* begin *

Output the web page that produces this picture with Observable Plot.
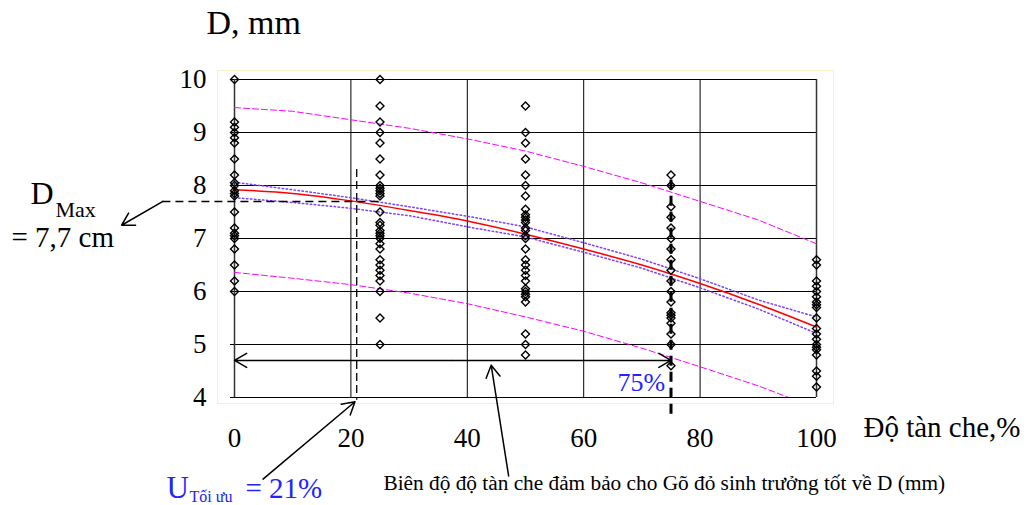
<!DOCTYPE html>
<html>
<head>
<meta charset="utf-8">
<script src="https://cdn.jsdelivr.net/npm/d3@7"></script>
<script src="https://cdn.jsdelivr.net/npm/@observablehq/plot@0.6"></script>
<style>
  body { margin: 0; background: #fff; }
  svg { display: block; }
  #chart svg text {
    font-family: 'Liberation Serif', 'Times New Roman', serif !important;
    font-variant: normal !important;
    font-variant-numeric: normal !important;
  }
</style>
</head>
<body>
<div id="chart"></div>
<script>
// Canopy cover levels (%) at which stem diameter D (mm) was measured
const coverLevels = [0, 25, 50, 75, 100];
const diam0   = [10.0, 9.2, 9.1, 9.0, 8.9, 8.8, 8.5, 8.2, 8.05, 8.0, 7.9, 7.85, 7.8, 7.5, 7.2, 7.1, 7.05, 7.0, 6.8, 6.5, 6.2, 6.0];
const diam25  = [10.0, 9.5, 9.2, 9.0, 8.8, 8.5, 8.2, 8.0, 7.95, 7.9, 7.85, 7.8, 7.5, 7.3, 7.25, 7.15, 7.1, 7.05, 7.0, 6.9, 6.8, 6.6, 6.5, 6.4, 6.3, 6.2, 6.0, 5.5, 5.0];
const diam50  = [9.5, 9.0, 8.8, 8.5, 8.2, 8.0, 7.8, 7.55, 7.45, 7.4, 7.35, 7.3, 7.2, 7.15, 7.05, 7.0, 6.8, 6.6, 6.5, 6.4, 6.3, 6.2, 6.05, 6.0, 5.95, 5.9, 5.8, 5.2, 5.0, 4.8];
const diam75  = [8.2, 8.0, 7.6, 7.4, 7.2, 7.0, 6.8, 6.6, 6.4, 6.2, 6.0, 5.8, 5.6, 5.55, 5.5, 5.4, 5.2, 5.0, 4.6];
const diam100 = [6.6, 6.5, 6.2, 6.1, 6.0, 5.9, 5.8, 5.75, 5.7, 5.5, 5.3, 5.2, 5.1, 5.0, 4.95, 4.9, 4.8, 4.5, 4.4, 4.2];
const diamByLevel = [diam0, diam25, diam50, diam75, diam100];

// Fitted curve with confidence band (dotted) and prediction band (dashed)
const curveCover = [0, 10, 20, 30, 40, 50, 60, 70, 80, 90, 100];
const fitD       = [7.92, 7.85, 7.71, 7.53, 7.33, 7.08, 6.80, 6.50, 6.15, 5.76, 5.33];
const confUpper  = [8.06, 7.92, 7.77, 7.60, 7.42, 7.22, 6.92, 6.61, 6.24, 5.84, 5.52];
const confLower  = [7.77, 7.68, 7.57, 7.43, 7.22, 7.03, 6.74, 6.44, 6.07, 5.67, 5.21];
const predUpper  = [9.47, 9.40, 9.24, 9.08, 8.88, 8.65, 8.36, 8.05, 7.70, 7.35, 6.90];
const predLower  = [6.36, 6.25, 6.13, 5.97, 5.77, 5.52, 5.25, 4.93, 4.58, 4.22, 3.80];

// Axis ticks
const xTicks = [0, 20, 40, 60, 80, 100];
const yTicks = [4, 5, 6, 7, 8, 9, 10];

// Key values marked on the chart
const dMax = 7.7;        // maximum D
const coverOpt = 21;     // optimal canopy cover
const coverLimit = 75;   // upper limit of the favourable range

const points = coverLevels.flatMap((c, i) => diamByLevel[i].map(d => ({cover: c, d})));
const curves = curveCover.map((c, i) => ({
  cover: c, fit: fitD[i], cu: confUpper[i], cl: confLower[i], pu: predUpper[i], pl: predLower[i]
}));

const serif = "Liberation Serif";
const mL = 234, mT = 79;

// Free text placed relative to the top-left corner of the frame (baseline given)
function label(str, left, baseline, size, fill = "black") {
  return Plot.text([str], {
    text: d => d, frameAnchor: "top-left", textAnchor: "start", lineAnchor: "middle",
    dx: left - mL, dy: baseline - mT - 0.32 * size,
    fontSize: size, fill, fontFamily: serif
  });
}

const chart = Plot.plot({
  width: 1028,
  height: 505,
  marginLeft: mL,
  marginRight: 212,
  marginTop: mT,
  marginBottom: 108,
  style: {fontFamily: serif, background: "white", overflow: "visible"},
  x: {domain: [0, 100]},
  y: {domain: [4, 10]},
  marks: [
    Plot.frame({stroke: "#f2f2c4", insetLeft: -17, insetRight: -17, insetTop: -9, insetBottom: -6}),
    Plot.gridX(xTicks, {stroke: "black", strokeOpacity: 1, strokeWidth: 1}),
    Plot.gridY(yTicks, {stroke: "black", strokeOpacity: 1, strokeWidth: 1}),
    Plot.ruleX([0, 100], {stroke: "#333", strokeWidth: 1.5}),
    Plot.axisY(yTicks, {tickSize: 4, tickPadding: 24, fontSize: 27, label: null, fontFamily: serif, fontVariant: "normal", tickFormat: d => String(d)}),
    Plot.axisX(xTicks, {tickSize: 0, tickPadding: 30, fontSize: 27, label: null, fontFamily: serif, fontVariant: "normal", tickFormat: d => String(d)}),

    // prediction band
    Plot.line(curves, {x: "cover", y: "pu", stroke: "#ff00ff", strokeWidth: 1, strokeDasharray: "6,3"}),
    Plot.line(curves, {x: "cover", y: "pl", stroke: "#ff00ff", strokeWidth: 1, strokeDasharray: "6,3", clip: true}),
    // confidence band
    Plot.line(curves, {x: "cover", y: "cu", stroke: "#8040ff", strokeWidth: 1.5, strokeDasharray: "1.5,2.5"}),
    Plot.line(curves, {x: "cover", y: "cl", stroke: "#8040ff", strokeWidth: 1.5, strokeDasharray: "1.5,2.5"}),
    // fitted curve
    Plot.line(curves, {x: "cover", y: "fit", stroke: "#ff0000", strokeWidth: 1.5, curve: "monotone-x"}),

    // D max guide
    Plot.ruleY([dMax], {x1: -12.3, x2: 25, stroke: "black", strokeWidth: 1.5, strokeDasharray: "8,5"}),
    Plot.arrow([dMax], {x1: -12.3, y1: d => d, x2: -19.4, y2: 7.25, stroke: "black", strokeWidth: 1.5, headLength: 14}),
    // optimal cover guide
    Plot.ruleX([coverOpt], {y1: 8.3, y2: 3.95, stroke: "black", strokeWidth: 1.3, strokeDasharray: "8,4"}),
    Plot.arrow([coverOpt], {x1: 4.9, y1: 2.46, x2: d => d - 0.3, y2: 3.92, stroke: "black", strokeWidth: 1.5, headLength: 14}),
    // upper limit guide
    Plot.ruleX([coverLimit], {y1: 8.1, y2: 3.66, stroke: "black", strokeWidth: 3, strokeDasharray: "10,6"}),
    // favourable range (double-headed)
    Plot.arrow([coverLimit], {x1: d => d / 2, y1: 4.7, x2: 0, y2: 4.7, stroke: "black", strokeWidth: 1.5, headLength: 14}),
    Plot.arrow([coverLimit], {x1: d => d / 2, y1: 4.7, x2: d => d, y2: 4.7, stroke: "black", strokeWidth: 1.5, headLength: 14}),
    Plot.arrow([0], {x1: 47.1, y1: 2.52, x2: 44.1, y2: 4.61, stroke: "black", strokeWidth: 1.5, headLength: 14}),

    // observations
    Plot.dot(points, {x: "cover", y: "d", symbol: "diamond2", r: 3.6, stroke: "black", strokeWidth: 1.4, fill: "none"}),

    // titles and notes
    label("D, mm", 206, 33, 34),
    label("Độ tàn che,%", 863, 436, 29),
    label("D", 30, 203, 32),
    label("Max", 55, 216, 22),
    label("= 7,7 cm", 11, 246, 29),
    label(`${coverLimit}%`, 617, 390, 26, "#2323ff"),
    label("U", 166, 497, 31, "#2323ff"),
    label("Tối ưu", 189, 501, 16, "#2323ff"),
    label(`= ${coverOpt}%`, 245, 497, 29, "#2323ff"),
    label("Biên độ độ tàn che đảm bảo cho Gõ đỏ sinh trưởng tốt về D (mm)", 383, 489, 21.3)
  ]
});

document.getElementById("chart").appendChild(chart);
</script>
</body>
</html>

* end *

» Written exercise
Up to and including the line containing "const diamByLevel = [diam0, diam25, diam50, diam75, diam100];", repeat every line from the start of the data, but none of the pictures.

» Solution to this problem
Output the web page that produces this picture with Observable Plot.
<!DOCTYPE html>
<html>
<head>
<meta charset="utf-8">
<script src="https://cdn.jsdelivr.net/npm/d3@7"></script>
<script src="https://cdn.jsdelivr.net/npm/@observablehq/plot@0.6"></script>
<style>
  body { margin: 0; background: #fff; }
  svg { display: block; }
  #chart svg text {
    font-family: 'Liberation Serif', 'Times New Roman', serif !important;
    font-variant: normal !important;
    font-variant-numeric: normal !important;
  }
</style>
</head>
<body>
<div id="chart"></div>
<script>
// Canopy cover levels (%) at which stem diameter D (mm) was measured
const coverLevels = [0, 25, 50, 75, 100];
const diam0   = [10.0, 9.2, 9.1, 9.0, 8.9, 8.8, 8.5, 8.2, 8.05, 8.0, 7.9, 7.85, 7.8, 7.5, 7.2, 7.1, 7.05, 7.0, 6.8, 6.5, 6.2, 6.0];
const diam25  = [10.0, 9.5, 9.2, 9.0, 8.8, 8.5, 8.2, 8.0, 7.95, 7.9, 7.85, 7.8, 7.5, 7.3, 7.25, 7.15, 7.1, 7.05, 7.0, 6.9, 6.8, 6.6, 6.5, 6.4, 6.3, 6.2, 6.0, 5.5, 5.0];
const diam50  = [9.5, 9.0, 8.8, 8.5, 8.2, 8.0, 7.8, 7.55, 7.45, 7.4, 7.35, 7.3, 7.2, 7.15, 7.05, 7.0, 6.8, 6.6, 6.5, 6.4, 6.3, 6.2, 6.05, 6.0, 5.95, 5.9, 5.8, 5.2, 5.0, 4.8];
const diam75  = [8.2, 8.0, 7.6, 7.4, 7.2, 7.0, 6.8, 6.6, 6.4, 6.2, 6.0, 5.8, 5.6, 5.55, 5.5, 5.4, 5.2, 5.0, 4.6];
const diam100 = [6.6, 6.5, 6.2, 6.1, 6.0, 5.9, 5.8, 5.75, 5.7, 5.5, 5.3, 5.2, 5.1, 5.0, 4.95, 4.9, 4.8, 4.5, 4.4, 4.2];
const diamByLevel = [diam0, diam25, diam50, diam75, diam100];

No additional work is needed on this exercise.